Without congressional action, a series of severe automatic budget cuts negotiated as part of the debt ceiling crisis are scheduled to take effect Friday. Current plans by the U.S. Navy, Air Force and Marine Corps call for those cuts to put an end to all non-essential flying, including air show performances, according to the International Council of Air Shows.
That would mean the grounding of the U.S. Navy Blue Angels and the U.S. Air Force Thunderbirds — neither of which are scheduled to perform in Atlantic City this year. But the mandate could also extend to military flyby demonstrations, which organizers had expected to be a focal point of this year’s show.
To date, shows at Virginia’s Langley Air Force Base, Arizona’s Luke Air Force Base and North Carolina’s Seymour Johnson Air Force Base — all scheduled to take place between May and March — have been canceled. On Tuesday, the Indianapolis Air Show, an event sustained by private sponsorships similar to Atlantic City’s show, was also canceled.
“There’s a whole lot of balls in the air to juggle. The chamber, and our company, do not have any way at this time to handle how the balls are being juggled,” said airshow boss David Schultz, whose company coordinates Atlantic City’s show. “What we’ve expressed to Atlantic City at this point is to go with the wait-and-see mode.”

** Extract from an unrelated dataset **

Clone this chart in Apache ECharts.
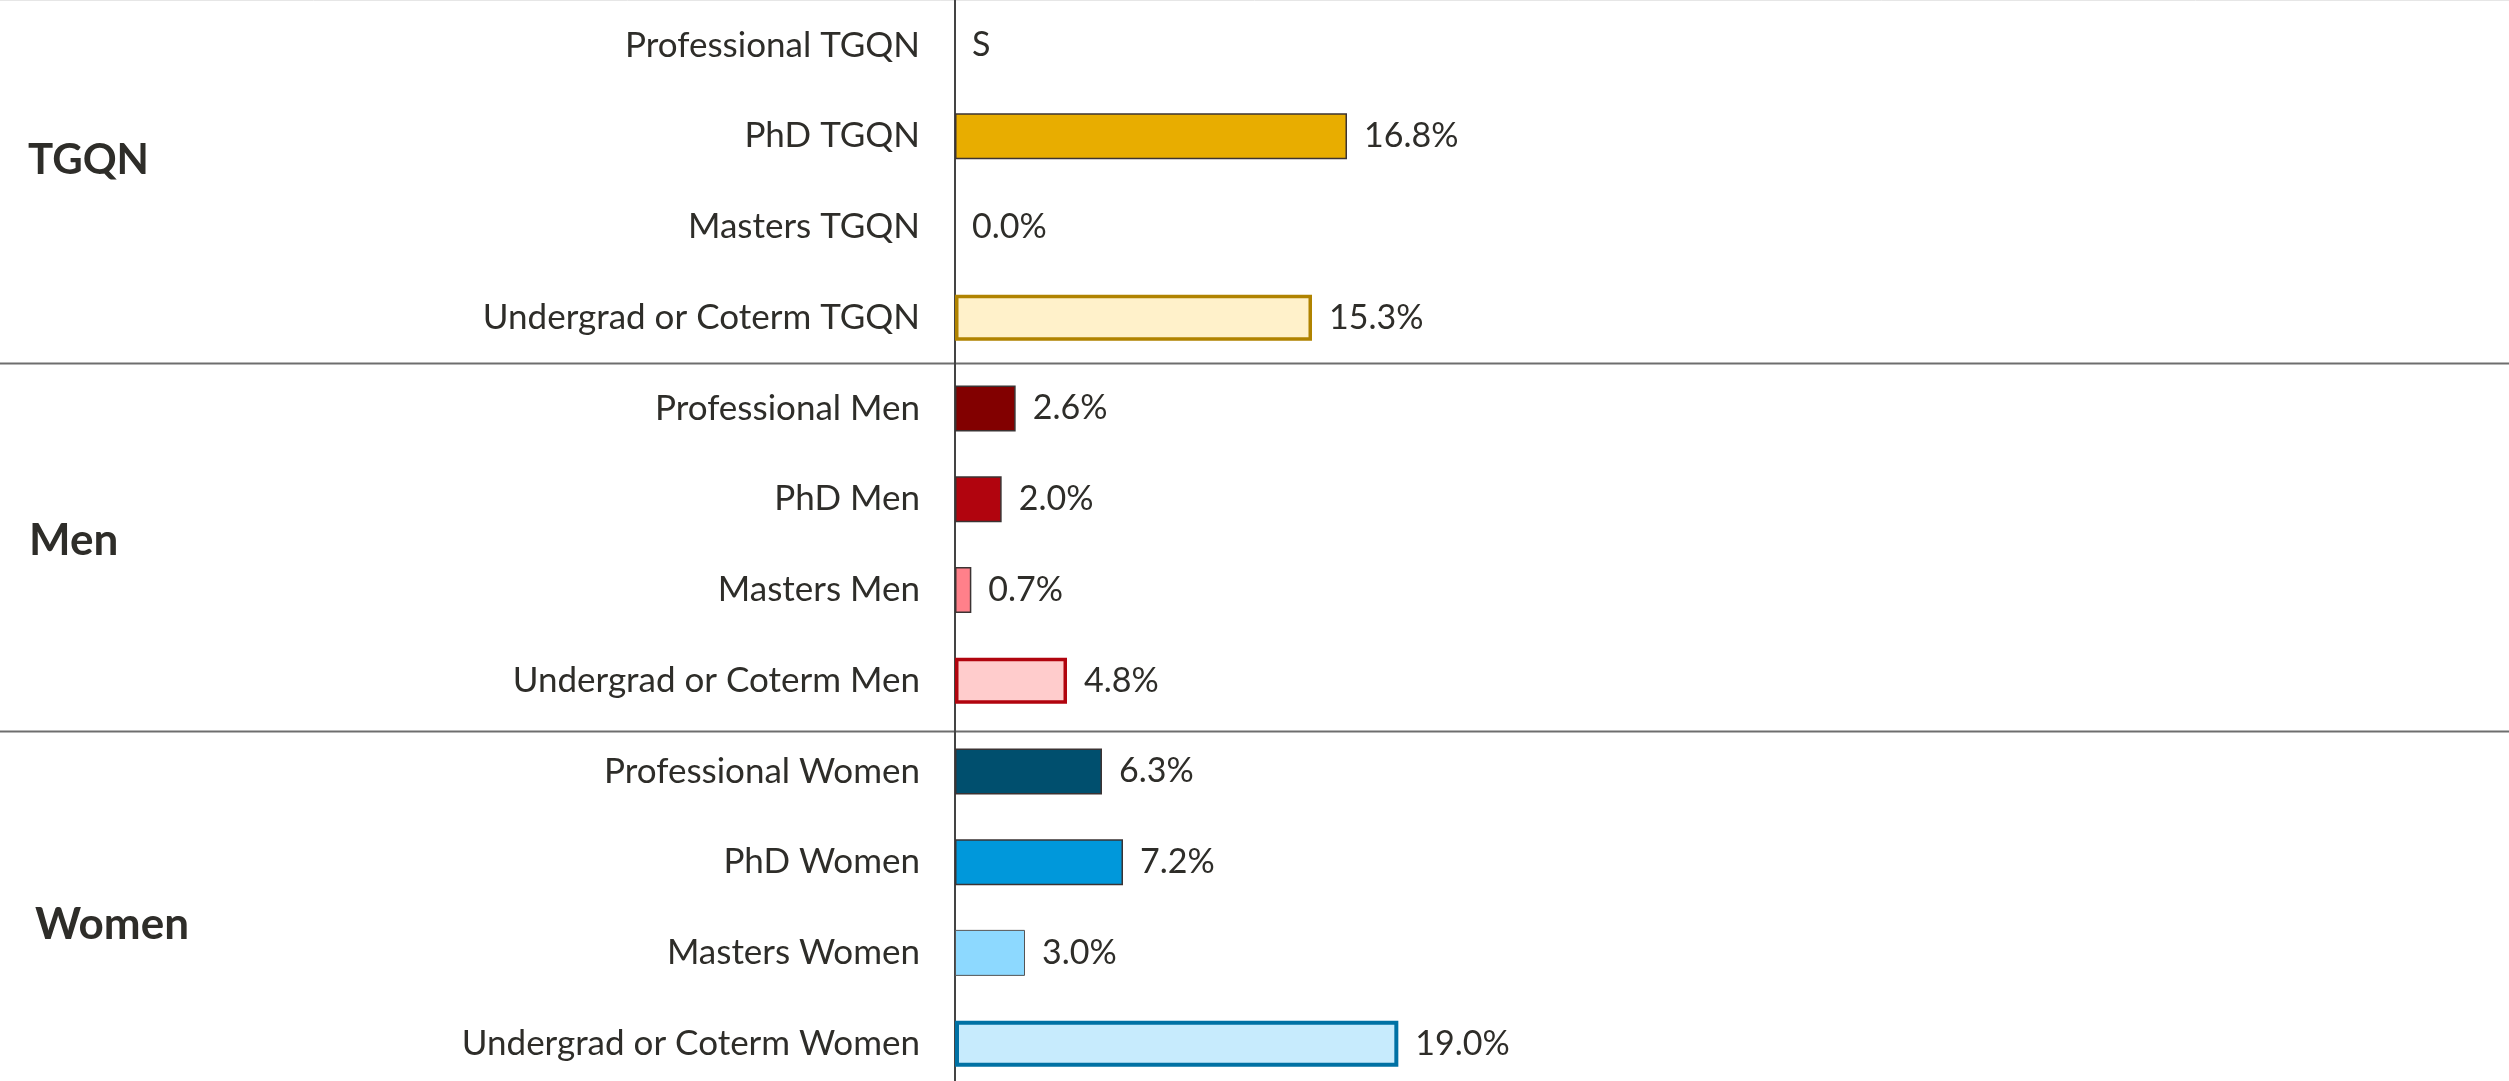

Atlantic City’s airshow is scheduled for June 26, and for the first time in its modern history it will not feature an appearance by a major jet team. The U.S. Army Golden Knights are scheduled to perform and have not given any notice of cancellation, officials said.
With Atlantic City already prepared for a different kind of show, Kelly said if military acts are unavailable, it could open up an opportunity to book more civilian demonstration teams. Last year’s show featured the Black Diamond Jet Team, a GEICO speedboat race and aerobatic acts by other private pilots.
“We work very hard, as do shows across the country, to have signature performers, but we don’t build the show on one act. We made that decision when the Thunderbirds schedule didn’t allow them to be here,” Kelly said. “Good businesses are flexible enough to adjust to what the environment offers.”
While that’s true, Schultz cautioned that more civilian performers could mean a more expensive show, requiring sufficient backing. Top military acts like the Thunderbirds cost $6,000 a day, but private acts can cost $20,000, he said.
A mid-week date also puts Atlantic City’s show in a unique position as nearby military squadrons such as the 177th Fighter Wing in Egg Harbor Township already conduct training during the week, and their flybys often double as training. That could potentially keep those acts in the show even if sequestration grounds other flights, Schultz said.
Kelly said the chamber will continue to monitor the situation, but has already thought about ways to diversify what’s seen in the show and the days surrounding it. Details, however, were few.
“I do think you’ll see creativity and trying not to just focus on the airshow,” Kelly said. “I think we need to create a very exciting week where the airshow is just one of many things going on.”